Data section:
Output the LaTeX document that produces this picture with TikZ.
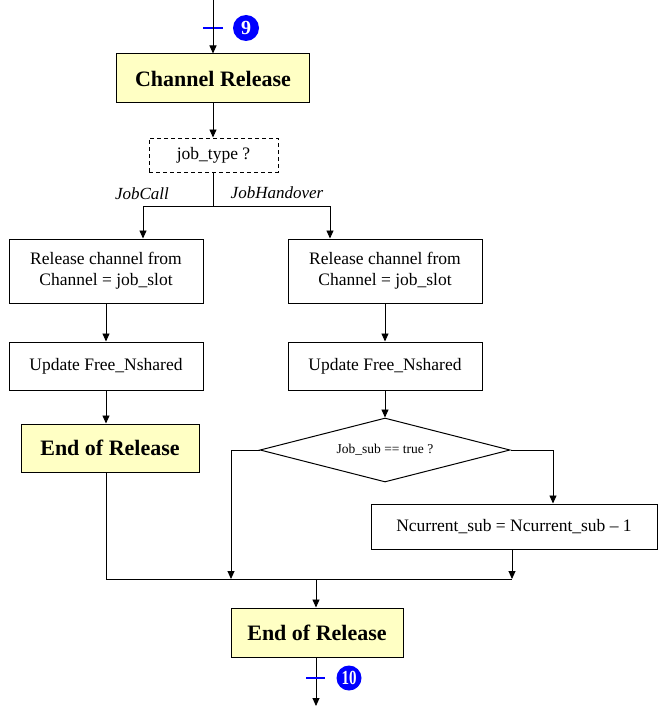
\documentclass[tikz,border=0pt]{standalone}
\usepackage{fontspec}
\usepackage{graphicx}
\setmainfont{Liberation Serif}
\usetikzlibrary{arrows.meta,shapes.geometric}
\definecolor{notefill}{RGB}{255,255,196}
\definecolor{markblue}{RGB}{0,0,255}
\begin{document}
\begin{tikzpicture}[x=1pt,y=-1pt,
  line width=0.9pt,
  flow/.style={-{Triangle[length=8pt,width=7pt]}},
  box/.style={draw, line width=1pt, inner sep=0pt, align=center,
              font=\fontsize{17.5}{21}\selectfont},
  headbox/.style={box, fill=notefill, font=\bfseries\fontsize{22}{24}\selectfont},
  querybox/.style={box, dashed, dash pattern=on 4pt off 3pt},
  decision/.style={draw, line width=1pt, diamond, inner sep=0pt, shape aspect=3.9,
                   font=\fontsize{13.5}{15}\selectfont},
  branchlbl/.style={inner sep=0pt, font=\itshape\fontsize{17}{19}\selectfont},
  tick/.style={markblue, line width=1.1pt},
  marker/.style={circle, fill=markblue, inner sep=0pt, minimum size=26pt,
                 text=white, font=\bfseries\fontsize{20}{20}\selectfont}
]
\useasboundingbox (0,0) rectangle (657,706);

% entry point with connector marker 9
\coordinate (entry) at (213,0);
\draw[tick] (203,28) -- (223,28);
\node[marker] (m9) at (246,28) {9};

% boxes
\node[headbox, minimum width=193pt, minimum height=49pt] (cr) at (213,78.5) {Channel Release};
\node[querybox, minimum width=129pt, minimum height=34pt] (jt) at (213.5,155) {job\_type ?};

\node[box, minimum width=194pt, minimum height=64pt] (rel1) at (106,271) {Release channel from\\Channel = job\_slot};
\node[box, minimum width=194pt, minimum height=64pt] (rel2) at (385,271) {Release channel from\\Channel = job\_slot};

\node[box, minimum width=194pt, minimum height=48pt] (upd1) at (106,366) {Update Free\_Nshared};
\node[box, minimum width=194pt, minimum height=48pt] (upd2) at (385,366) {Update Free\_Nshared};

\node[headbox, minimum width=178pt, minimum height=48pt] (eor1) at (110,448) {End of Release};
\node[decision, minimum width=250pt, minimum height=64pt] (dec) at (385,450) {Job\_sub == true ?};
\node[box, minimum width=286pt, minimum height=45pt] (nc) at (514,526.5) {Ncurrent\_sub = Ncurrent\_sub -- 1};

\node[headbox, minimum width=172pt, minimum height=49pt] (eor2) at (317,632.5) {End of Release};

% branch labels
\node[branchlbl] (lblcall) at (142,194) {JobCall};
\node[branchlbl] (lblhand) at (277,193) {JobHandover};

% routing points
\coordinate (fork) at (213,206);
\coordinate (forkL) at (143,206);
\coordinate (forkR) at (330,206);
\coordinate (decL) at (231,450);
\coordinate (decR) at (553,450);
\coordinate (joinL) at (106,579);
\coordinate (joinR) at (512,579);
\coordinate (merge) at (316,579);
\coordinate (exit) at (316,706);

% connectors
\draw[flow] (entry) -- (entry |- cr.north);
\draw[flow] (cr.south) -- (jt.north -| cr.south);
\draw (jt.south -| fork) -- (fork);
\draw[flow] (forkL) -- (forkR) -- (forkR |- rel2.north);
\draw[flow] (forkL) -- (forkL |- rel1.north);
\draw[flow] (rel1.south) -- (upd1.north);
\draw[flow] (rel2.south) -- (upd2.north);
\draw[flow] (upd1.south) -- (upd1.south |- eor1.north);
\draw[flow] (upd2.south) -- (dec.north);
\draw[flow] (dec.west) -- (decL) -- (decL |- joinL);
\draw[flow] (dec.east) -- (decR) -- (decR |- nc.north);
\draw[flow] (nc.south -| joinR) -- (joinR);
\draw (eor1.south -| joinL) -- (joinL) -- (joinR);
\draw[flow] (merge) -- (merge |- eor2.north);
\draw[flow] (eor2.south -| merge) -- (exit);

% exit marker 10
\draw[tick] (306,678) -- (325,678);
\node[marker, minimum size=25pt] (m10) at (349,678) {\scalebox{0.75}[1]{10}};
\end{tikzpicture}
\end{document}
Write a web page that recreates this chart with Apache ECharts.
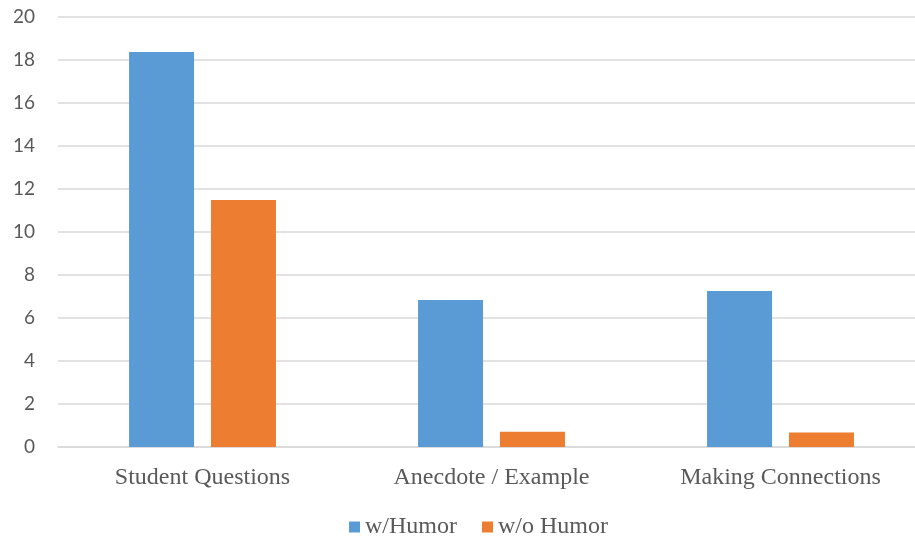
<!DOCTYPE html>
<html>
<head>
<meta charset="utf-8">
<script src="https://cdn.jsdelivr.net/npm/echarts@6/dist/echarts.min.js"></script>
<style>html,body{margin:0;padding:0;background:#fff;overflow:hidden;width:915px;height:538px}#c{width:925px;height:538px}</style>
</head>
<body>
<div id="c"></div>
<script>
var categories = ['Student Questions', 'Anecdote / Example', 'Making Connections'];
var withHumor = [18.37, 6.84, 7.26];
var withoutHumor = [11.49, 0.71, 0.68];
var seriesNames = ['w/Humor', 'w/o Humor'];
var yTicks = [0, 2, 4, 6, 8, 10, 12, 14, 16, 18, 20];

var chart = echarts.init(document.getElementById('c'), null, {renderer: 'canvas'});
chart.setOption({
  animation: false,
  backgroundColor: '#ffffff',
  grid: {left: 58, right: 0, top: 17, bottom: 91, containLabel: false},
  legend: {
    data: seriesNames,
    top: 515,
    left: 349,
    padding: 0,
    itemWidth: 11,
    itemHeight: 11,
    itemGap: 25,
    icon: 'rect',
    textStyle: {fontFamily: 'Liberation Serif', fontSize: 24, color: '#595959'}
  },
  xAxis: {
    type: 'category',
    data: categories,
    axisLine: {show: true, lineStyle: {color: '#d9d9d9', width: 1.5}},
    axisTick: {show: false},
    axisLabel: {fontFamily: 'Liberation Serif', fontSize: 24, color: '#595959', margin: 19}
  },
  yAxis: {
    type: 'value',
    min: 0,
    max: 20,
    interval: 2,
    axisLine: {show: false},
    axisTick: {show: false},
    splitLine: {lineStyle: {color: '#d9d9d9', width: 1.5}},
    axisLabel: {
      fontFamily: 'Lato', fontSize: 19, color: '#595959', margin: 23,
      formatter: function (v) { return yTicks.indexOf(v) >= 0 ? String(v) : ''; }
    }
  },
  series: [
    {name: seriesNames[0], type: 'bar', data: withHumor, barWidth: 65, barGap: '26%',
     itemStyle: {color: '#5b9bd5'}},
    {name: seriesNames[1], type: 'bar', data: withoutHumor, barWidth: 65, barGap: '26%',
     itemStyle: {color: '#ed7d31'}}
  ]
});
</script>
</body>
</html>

Given problem:
Extract, exactly as written, the span of lines from the one holding "Write a web" through the last line, inclusive. Skip any picture.

Response to the task:
Write a web page that recreates this chart with Apache ECharts.
<!DOCTYPE html>
<html>
<head>
<meta charset="utf-8">
<script src="https://cdn.jsdelivr.net/npm/echarts@6/dist/echarts.min.js"></script>
<style>html,body{margin:0;padding:0;background:#fff;overflow:hidden;width:915px;height:538px}#c{width:925px;height:538px}</style>
</head>
<body>
<div id="c"></div>
<script>
var categories = ['Student Questions', 'Anecdote / Example', 'Making Connections'];
var withHumor = [18.37, 6.84, 7.26];
var withoutHumor = [11.49, 0.71, 0.68];
var seriesNames = ['w/Humor', 'w/o Humor'];
var yTicks = [0, 2, 4, 6, 8, 10, 12, 14, 16, 18, 20];

var chart = echarts.init(document.getElementById('c'), null, {renderer: 'canvas'});
chart.setOption({
  animation: false,
  backgroundColor: '#ffffff',
  grid: {left: 58, right: 0, top: 17, bottom: 91, containLabel: false},
  legend: {
    data: seriesNames,
    top: 515,
    left: 349,
    padding: 0,
    itemWidth: 11,
    itemHeight: 11,
    itemGap: 25,
    icon: 'rect',
    textStyle: {fontFamily: 'Liberation Serif', fontSize: 24, color: '#595959'}
  },
  xAxis: {
    type: 'category',
    data: categories,
    axisLine: {show: true, lineStyle: {color: '#d9d9d9', width: 1.5}},
    axisTick: {show: false},
    axisLabel: {fontFamily: 'Liberation Serif', fontSize: 24, color: '#595959', margin: 19}
  },
  yAxis: {
    type: 'value',
    min: 0,
    max: 20,
    interval: 2,
    axisLine: {show: false},
    axisTick: {show: false},
    splitLine: {lineStyle: {color: '#d9d9d9', width: 1.5}},
    axisLabel: {
      fontFamily: 'Lato', fontSize: 19, color: '#595959', margin: 23,
      formatter: function (v) { return yTicks.indexOf(v) >= 0 ? String(v) : ''; }
    }
  },
  series: [
    {name: seriesNames[0], type: 'bar', data: withHumor, barWidth: 65, barGap: '26%',
     itemStyle: {color: '#5b9bd5'}},
    {name: seriesNames[1], type: 'bar', data: withoutHumor, barWidth: 65, barGap: '26%',
     itemStyle: {color: '#ed7d31'}}
  ]
});
</script>
</body>
</html>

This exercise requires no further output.